17. High Performance Considerations¶

Depending on your hardware, Sagan can operate comfortably up to about 5k "events per/second" (EPS) using default configurations. When you hit this level and higher, there are a few configuration options to take into consideration.

17.1. batch-size¶

The most important thing is the batch-size sagan.yaml configuration option. By default, when Sagan receives a log line, the data is sent to any available thread. Due to memory protections (pthread mutex lock/unlock), this isn't efficient. The system starts to spend more time protecting the memory location of the single line of log data than processing the log line.

The batch-size allows Sagan to send more data to worker threads and use less "locks". For example, with a batch-size of 10, Sagan can send 10 times more data with only one "lock" being applied. At even higher rates, you may want to consider setting the batch-size to 100.

The default batch sizes are 1 to 100. On very high performance systems (100k+ EPS or more), you may want to consider rebuilding to handleeven larger batches. To do this, you would edit the sagan-defs.h and change the following.

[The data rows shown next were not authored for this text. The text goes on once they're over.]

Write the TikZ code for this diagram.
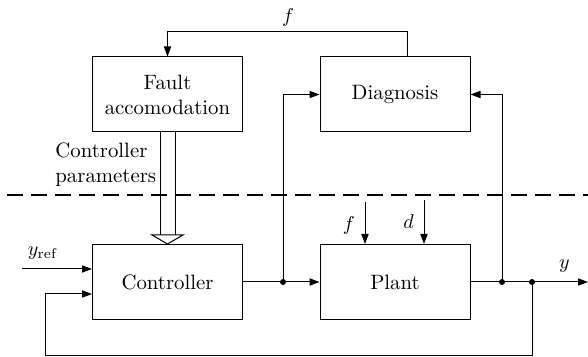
\documentclass[tikz,border=0pt]{standalone}
\usetikzlibrary{arrows.meta,calc}
\begin{document}
\begin{tikzpicture}[x=0.5pt,y=-0.5pt,
  font=\fontsize{10.4}{12.5}\selectfont,
  block/.style={draw, line width=0.5pt, minimum width=75pt, minimum height=37.5pt, align=center, inner sep=0pt},
  conn/.style={line width=0.5pt},
  arr/.style={conn, -{Triangle[length=5pt,width=3.6pt]}},
  dot/.style={circle, fill, inner sep=0pt, minimum size=3pt},
  sepline/.style={line width=1pt, dash pattern=on 8pt off 4pt}]
\useasboundingbox (0,0) rectangle (588,357);
% blocks
\node[block] (fa) at (167.5,94.5) {Fault\\accomodation};
\node[block] (diag) at (395,94.5) {Diagnosis};
\node[block] (ctrl) at (167.5,282) {Controller};
\node[block] (plant) at (395,282) {Plant};
% junctions
\node[dot] (j1) at (283,282) {};
\node[dot] (j2) at (502,282) {};
\node[dot] (j3) at (532,282) {};
\coordinate (out) at (588,282);
\coordinate (yrefin) at (22,269);
\coordinate (fbc) at (45,355);
\coordinate (fin) at (365,202);
\coordinate (din) at (424,200);
\coordinate (dl) at (7,195);
\coordinate (dr) at (588,195);
% dashed separator
\draw[sepline] (dl) -- (dr);
% main path
\draw[arr] (ctrl.east) -- (j1) -- (plant.west);
\draw[conn] (plant.east) -- (j2) -- (j3);
\draw[arr] (j3) -- (out) node[pos=0.55, above=1pt] {$y$};
\draw[arr] (j1) |- (diag.west);
\draw[arr] (j2) |- (diag.east);
\draw[arr] ([xshift=6pt]diag.north) -- ++(0,-25) -| (fa.north);
\node (flab) at (288,18) {$f$};
% inputs
\draw[arr] (yrefin) -- ([yshift=6.5pt]ctrl.west) node[pos=0.3, above=1pt] {$y_{\mathrm{ref}}$};
\draw[arr] (j3) |- (fbc) |- ([yshift=-6pt]ctrl.west);
\draw[arr] (fin) -- (fin |- plant.north) node[pos=0.55, left=1.5pt] {$f$};
\draw[arr] (din) -- (din |- plant.north) node[pos=0.5, left=1.5pt] {$d$};
% double arrow (controller parameters)
\coordinate (da) at (fa.south);
\coordinate (db) at (ctrl.north);
\draw[conn] ($(da)+(-7.5,0)$) -- ($(db)+(-7.5,-9)$);
\draw[conn] ($(da)+(7.5,0)$) -- ($(db)+(7.5,-9)$);
\draw[conn, fill=white] ($(db)+(-15.5,-9)$) -- ($(db)+(15.5,-9)$) -- (db) -- cycle;
\node[anchor=north west, align=left, inner sep=0pt] (cp) at (55,142) {Controller\\parameters};
\end{tikzpicture}
\end{document}
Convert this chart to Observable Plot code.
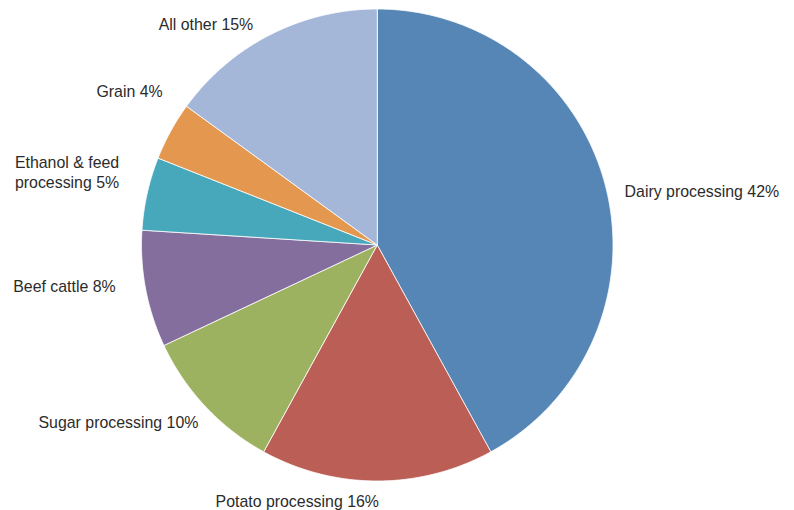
<!DOCTYPE html>
<html>
<head>
<meta charset="utf-8">
<script src="https://cdn.jsdelivr.net/npm/d3@7"></script>
<script src="https://cdn.jsdelivr.net/npm/@observablehq/plot@0.6"></script>
<style>
  html, body { margin: 0; padding: 0; background: #fff; }
  #chart { width: 794px; height: 510px; }
</style>
</head>
<body>
<div id="chart"></div>
<script>
// ---- data ----
const categories = ["Dairy processing", "Potato processing", "Sugar processing", "Beef cattle", "Ethanol & feed processing", "Grain", "All other"];
const labels = ["Dairy processing 42%", "Potato processing 16%", "Sugar processing 10%", "Beef cattle 8%", "Ethanol & feed\nprocessing 5%", "Grain 4%", "All other 15%"];
const shares = [42, 16, 10, 8, 5, 4, 15];
const colors = ["#5586b6", "#bb5e55", "#9db260", "#846e9d", "#48a8bb", "#e4974e", "#a4b7d9"];

// ---- label layout (anchor + pixel nudges from slice edge) ----
const labelAnchor = ["start", "middle", "end", "end", "end", "end", "end"];
const labelDx = [19, -80, -7, -30, -28, -8, -17];
const labelDy = [4, 20, 15, -4, -22, -41, -11];

// ---- geometry from data ----
const arcs = d3.pie().sort(null).value(d => d)(shares);
const slicePts = [];
arcs.forEach((a, i) => {
  const cat = categories[i];
  slicePts.push({cat, x: 0, y: 0});
  const n = Math.max(4, Math.ceil((a.endAngle - a.startAngle) / (Math.PI / 360)));
  for (let k = 0; k <= n; k++) {
    const t = a.startAngle + (a.endAngle - a.startAngle) * k / n;
    slicePts.push({cat, x: Math.sin(t), y: Math.cos(t)});
  }
  slicePts.push({cat, x: 0, y: 0});
});
const labelData = arcs.map((a, i) => {
  const m = (a.startAngle + a.endAngle) / 2;
  return {label: labels[i], x: Math.sin(m), y: Math.cos(m), anchor: labelAnchor[i], dx: labelDx[i], dy: labelDy[i]};
});

const textMarks = ["start", "middle", "end"].map(anchor =>
  labelData.filter(d => d.anchor === anchor).map(d =>
    Plot.text([d], {x: "x", y: "y", text: "label", textAnchor: anchor, dx: d.dx, dy: d.dy,
      fill: "#2b2b2b", fontSize: 15.9, lineHeight: 1.26, lineAnchor: "middle"})
  )
).flat();

const chart = Plot.plot({
  width: 794,
  height: 510,
  marginLeft: 141,
  marginRight: 181.5,
  marginTop: 8.5,
  marginBottom: 29.5,
  style: {fontFamily: "'Liberation Sans', Arial, Helvetica, sans-serif", background: "#fff"},
  x: {axis: null, domain: [-1, 1]},
  y: {axis: null, domain: [-1, 1]},
  color: {domain: categories, range: colors},
  marks: [
    Plot.line(slicePts, {x: "x", y: "y", z: "cat", fill: "cat", stroke: "#fff", strokeWidth: 0.8, strokeLinejoin: "round", curve: "linear"}),
    ...textMarks
  ]
});
document.getElementById("chart").appendChild(chart);
</script>
</body>
</html>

#define MAX_SYSLOG_BATCH        100

To

#define MAX_SYSLOG_BATCH        1000

Then rebuild Sagan and set your batch-size to 1000. While you will save CPU, Sagan will use more memory. If you sent the MAX_SYSLOG_BATCH to 1000 and only set the batch-size to 100, Sagan will still allocate memory for 1000 log lines. In fact, it will do the per-thread! Think of it this way:

::: ( MAX_SYSLOG_BATCH * 10240 bytes ) * Threads = Total memory usage.

The default allocation per log line is 10240 bytes.

17.2. Rule sets¶

At high rates, consideration should be given to the rules that you are loading. Unneeded and unused rules waste CPU.

If you are writing rules, make sure you use simple rule keywords first (content, meta_content, program, etc) before moving to more complex rule options like pcre. The more simple rule keywords can be used to "short circuit" a rule before it has to do more complex operations.

Software like Snort attempts to arrange the rule set in memory to be more efficient. For example, when Snort detects multiple content modifiers, it shifts the shortest lenght content to the front (first searched). Regardless of the content rule keywords placement within a rule.

Because logs are inherently different than packets, Sagan does not do this! If you have multiple content keywords, Sagan will use them in the order they are placed in the rule. You will want to use the least matched keywords as the first content. For example:

::

# This will use more CPU because "login" is common.

content: "login"; content: "mary";

# This will use less CPU because "mary" is likely less common.

content: "mary"; content: "login";

The same login applied to pcre and meta_content.

17.3. Rule order of execution¶

Sagan attempts to use the least CPU intensive rule options first. This means that if a Sagan rule has multiple content keywords and multiple pcre keywords, the content rule keywords are processed first. If the content keywords do not match, then there is no need to process the pcre keywords. The order of execution within a rule is as follows:

The program field is the very first thing to be evaluated.

The content is the next option Sagan takes into consideration.

The meta_content is next.

Finally the pcre option, which is consided the heaviest, is the last.